We must put our health first if we are to move forward. One cannot ensure financial sustainability without being in good physical health. To do this, one must impose and follow strict public health protocols to avert major crises like the resurgence in the COVID-19 pandemic. As a community, the onus is also on us to think rationally and maintain safety precautions. Building pandemic awareness should not be a one-person show; it is a social responsibility.

The federal and state governments have to work with the general public to ensure the smooth functioning of operations and security.

One cannot predict the future, and it can be hard to weigh the gravity of the pandemic in the rural areas where our customers reside and do business. But one can surely build a defence mechanism and salvage the situation.

For Anuva Chakrabarty, it was the need for a defence mechanism that catalyzed her entrepreneurial dream. Growing up, Anuva had always dreamt of financial stability. But life had some other plans. Right after her school-leaving exam, Anuva’s family got her married off. In the humdrum of “everyday chores”, her dream got lost. Her husband’s income was enough to provide her with the comfort of a humble existence.

But when Anuva became the mother of a son, the family’s rising expenses triggered the need for a Plan B: how would they manage any crisis, let alone the rising costs? Their income was fixed, but the child’s welfare needed to be protected. Financial security became a matter of utmost importance. Anuva realized that they needed a second income stream, the second line of defence.

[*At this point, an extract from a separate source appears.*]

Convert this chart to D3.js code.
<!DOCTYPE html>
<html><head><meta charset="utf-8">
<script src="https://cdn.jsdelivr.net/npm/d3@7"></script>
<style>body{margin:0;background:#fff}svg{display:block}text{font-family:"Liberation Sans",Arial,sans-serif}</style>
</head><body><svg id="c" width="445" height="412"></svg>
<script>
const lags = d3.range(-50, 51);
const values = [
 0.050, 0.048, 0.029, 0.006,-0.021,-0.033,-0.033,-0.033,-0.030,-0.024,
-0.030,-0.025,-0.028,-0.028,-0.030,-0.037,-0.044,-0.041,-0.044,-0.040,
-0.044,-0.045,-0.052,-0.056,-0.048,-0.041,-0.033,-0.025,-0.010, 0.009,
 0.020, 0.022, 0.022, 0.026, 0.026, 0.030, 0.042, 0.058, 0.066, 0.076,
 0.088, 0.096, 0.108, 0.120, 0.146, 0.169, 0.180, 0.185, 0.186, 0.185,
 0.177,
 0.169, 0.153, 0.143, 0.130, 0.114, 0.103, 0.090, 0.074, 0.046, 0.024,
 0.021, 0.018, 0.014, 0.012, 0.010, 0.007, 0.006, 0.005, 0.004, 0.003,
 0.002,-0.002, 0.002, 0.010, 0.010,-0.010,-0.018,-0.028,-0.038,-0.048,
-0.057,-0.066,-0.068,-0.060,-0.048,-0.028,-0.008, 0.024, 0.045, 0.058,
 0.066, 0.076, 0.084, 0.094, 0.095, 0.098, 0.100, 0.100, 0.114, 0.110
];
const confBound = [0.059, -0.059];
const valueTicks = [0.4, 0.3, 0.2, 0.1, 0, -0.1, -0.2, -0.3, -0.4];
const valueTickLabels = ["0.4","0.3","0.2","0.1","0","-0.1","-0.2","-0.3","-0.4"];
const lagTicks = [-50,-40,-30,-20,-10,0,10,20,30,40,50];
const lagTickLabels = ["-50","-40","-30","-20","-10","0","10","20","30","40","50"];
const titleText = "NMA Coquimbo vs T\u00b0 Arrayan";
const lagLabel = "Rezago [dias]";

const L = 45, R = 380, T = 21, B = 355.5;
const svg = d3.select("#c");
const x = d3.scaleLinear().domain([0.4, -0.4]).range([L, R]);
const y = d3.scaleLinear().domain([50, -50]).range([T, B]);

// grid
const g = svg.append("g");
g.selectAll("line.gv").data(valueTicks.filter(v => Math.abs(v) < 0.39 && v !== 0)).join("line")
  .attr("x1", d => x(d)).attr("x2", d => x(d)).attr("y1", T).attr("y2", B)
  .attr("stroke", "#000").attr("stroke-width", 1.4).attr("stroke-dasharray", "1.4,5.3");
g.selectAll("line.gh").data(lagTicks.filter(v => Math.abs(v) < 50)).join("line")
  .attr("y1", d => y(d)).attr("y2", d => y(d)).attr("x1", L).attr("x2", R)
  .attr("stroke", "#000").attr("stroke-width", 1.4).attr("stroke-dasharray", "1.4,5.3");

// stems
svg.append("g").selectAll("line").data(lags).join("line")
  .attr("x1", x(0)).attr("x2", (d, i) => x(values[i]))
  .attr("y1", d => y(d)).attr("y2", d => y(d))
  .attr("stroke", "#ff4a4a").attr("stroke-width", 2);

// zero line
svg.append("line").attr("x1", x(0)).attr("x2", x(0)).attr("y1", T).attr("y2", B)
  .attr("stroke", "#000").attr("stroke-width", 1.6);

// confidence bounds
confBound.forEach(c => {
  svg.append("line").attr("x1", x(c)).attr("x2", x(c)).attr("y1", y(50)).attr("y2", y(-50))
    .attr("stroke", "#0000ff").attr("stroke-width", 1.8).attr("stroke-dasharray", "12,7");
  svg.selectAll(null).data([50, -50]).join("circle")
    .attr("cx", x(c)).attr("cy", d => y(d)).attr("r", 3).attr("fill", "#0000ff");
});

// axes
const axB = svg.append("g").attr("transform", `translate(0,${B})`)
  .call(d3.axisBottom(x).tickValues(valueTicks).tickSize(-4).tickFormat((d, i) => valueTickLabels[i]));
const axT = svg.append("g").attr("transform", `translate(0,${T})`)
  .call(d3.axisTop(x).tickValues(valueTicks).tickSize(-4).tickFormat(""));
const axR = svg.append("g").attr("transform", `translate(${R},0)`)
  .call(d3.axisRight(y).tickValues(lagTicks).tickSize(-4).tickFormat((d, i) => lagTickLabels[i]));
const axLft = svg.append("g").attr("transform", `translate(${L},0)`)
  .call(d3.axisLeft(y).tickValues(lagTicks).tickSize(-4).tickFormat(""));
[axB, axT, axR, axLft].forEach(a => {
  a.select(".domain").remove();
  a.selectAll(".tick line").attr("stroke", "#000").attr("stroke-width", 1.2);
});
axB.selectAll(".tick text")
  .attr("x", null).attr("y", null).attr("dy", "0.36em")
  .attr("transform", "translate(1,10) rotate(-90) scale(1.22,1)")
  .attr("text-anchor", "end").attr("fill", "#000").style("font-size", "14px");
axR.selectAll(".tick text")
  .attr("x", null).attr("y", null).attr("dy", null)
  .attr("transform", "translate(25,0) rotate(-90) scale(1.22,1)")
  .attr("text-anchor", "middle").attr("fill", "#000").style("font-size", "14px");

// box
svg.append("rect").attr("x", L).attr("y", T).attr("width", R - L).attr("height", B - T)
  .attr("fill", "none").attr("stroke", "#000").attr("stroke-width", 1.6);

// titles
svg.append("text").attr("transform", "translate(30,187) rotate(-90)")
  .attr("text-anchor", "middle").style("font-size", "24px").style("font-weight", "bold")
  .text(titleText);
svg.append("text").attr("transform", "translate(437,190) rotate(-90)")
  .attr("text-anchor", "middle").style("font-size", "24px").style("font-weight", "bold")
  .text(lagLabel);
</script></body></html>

On a visit to her maternal home, she was rummaging in her old cupboard when she came across the costume jewellery she had as a teenager. She had her business idea! After returning to her husband’s place, Anuva visited the branch office of Village Financial Services. (Her neighbour’s daughter had introduced Anuva to the idea of taking a loan from VFS.)

Within months, Anuva had a shop stocked with cosmetics, costume jewellery and soft toys. Just in time for the wedding season. The shop was well-stocked for the upcoming wedding season. Now she needed to build a loyal customer base. Luckily, Anuva had good people skills and a down-to-earth demeanour. Customers kept coming back to her.

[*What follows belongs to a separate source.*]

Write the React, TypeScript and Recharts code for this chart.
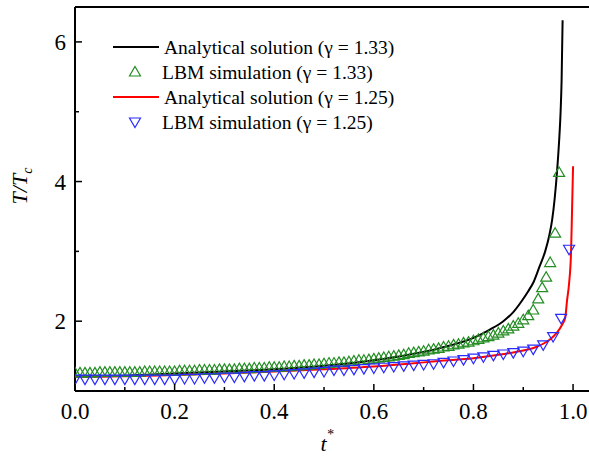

The loving mother was now a proud entrepreneur.

The initial success gave rise to dreams of expansion. Anuva realized the potential of being a business owner. With the help of the profits and another loan from VFS, Anuva decided to expand her operations by diversifying her product range.

But dark clouds are gathering over the world. The first few cases of the COVID-19 virus were reported from all over the world. The Indian government tried out a day’s lockdown and then imposed a prolonged lockdown.

The COVID-19 pandemic began shutting down economies. People found themselves battling with a disease unknown to them even yesterday. The lockdown forced Anuva to put her expansion plan on hold.

Everywhere, people reorganized their priorities. Washing hands with soap, wearing masks when outside, and staying indoors became the rule. Anuva took care of her family as best as she could and helping neighbours from a distance when required.

When the country relaxed the lockdown in phases, Anuva was back in her shop, masked and gloved. She had tasted the first major challenge to her entrepreneurial journey: adapt and change with the situation. As economies started shaking off the gloom of the pandemic, customers returned to Anuva’s shop.

Security is subjective.

The pandemic refined Anuva’s definition of security. She realized that economic health, physical health and family welfare need to be in sync if she wanted to call herself “secure”. It is the confidence of security that gives rise to the confidence of moving forward.

If we get out of the current health crisis, we must build a new world of health security.